There are problems. Do we let whole nations or ethnic groups move to Australia, and if we do, will they, should they, assimilate or do we carve off a portion of land to be theirs? And if we start dishing out land, other nations will come looking. China, Indonesia, India. The world is interested in our mineral and energy resources, and also in the food security of owning our land. Could our generosity start a war? Would we be generous?

Launched

She dreams she is a boat
afloat on a people sea,
rocked by the waves of eternity.
Weather forecast uncertain.

Numinous

Here's Wikipedia's useful intro to the numinous. It's about the confronting, fascinating encounter with otherness. Sounds like urban fantasy, hmm? A world linked to, but beyond, everyday human experience.

This is fun

I've allowed myself a whole day to set up this blog. It's exciting, and a gold plated excuse to wriggle out of the word count I should be doing on my urban fantasy novel. Of course, at the back of my mind I'm still musing on ways to make life difficult for its heroine. Poor Lyn. I keep adding in problems--portal travel, portal ownership, a wereleopard, hostile family, a serial killer. It's a wonder she has time to breathe.

I'm trying to work out how my posts will group. Probably reviews (which are both an indulgence because I love reading and a way of learning the craft of writing), about the novel (because it is uppermost in my mind and maybe talking about it will help resolve some plot tangles), musings (about life, society, religion), poetry (so it doesn't all lurk unseen in my red spiralbound notebook) and interesting things other people say.
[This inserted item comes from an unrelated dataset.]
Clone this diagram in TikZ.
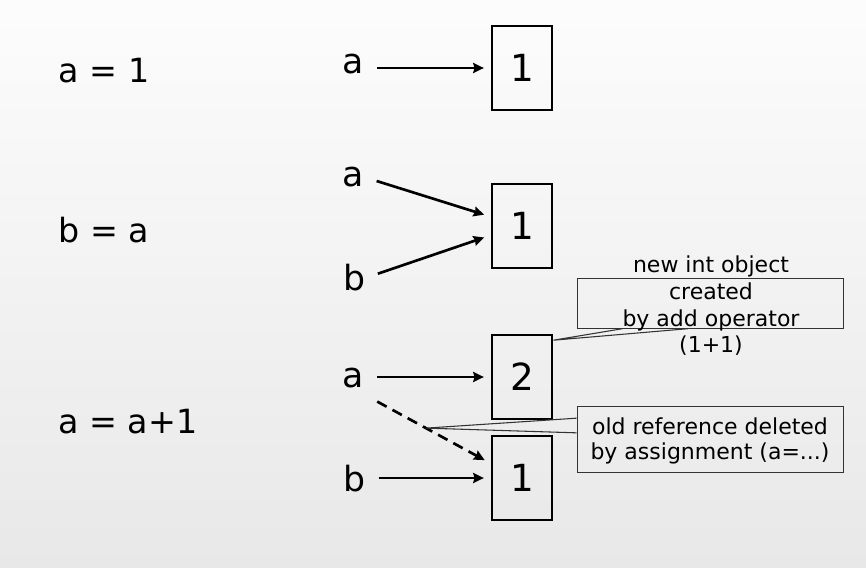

Maybe I should have called this site a scrapbook?

Forgotten Authors

Any favourite authors who are out of print?

Anne Hepple. I adore her book, "The Mettlesome Piece", a mid-Twentieth Century Scottish romance. A wounded hero and heroine and how they heal and find each other. As with all Hepple's books, other plot strands wind through the romance. Sweet, but not cloying.

Emma Lathen is just about my favourite mystery writer--all right, excepting Allingham, Christie, Maron, Stabenow, Crispin, and a huge list. Still I regret that the John Putnam Thatcher and Ben Safford books are out of print.

I'm similarly pleased to have acquired and hung onto the now out of print Karen Rose Cercone trio of Steel Ashes, Coal Bones, etc. And I adore Charlotte McLeod/Ailsa Craig. I have a weakness for cosy mysteries.

One Sentence

Have you ever noticed how one sentence can change a novel? Maybe I exaggerate, a couple of sentences. Ilona Andrews' "Magic Bites" is my most recent example. I was finding her heroine, Kate Daniels, tough going and then I read:

"The bravado is amusing, but it becomes tiresome."
I sighed. "I'm a merc. I walk like a merc, I talk like a merc, I act like a merc."
"So you admit to being a walking stereotype?"
"It's safer that way," I said honestly.

Bingo. Kate became a full fledged character, and more than that, I was intrigued, hooked. Now, I own all Andrews' books and have pre-ordered the next Kate Daniels, "Magic Bleeds".

Burnt Fingers Don't Bother Aliens

A tentacle is expendable,
re-growable,
agreeable to be useable
to poke unknown things.

Defeated. Baptised

My surrender is desperate. Not to choose,
but to pause in tiredness. Face against the pale trunk
of fresh peeled river gum. Its leaves whispering,

"Let go. Let the hurts fall away.
Let life trace new patterns.
Draw courage from the earth,
from gentle rain and brilliant sun,
from the river ever running."

Accept my abandonment, O God.
Stripped of all, I rest in you.

Toby

If you're looking at the photo of me, I'm not actually a golden retriever. The clown laughing back at you is Toby, my dog, who shames me on a regular basis by not running away from cameras as his cowardly owner does.

Beginning

There are a few things that are going to happen in this blog. Opinions, whinges, musings, stuff that maybe shouldn't be inflicted on the world, but kept safely in my head. I'll review books I love, think through ideas I've read and which resonate with me, write about writing and generally howl at the silence.

The idea with calling this blog "Acquiring Magic" is threefold.

One, as someone beginning a writing career (well, I intend to be a writer, now all I have to do is convince agents/publishers and, most importantly, readers that they want me to write, too) I'm learning a craft, and that's rather like acquiring magic. Once you have the skills, once you've learnt to hide the effort involved, to the observer it looks like magic.

Two, the book I'm working on is urban fantasy, a sub-genre I've chosen because of how much I enjoy Diana Wynne Jones' work, Patricia Briggs, Ilona Andrews, Tanya Huff (don't you love her Hell in "Summon the Keeper"?) and so many other great authors, and urban fantasy means I have to create a world with magic in. My heroine, Lyn Cortez, is learning about her magic, and so am I. I wish the damn stuff would stop changing. Can magic be a character in it's own right?

Three, the other reason I chose to write urban fantasy is for the chance to explore the concept of the numinous. I'm still coming to terms with what "numinous" means to me. I think it's a shorthand for "the other" touching our lives--whether it's love, God, fate, karma, a moment of enlightenment, I don't know. Expect a few confused posts as this idea weaves through my thoughts and works.

And one final confession, I will be posting poems. They are a great way to scrape the ideas from the inside of my brain. I turn them out and think, wow, is that what I think? Strange, but true.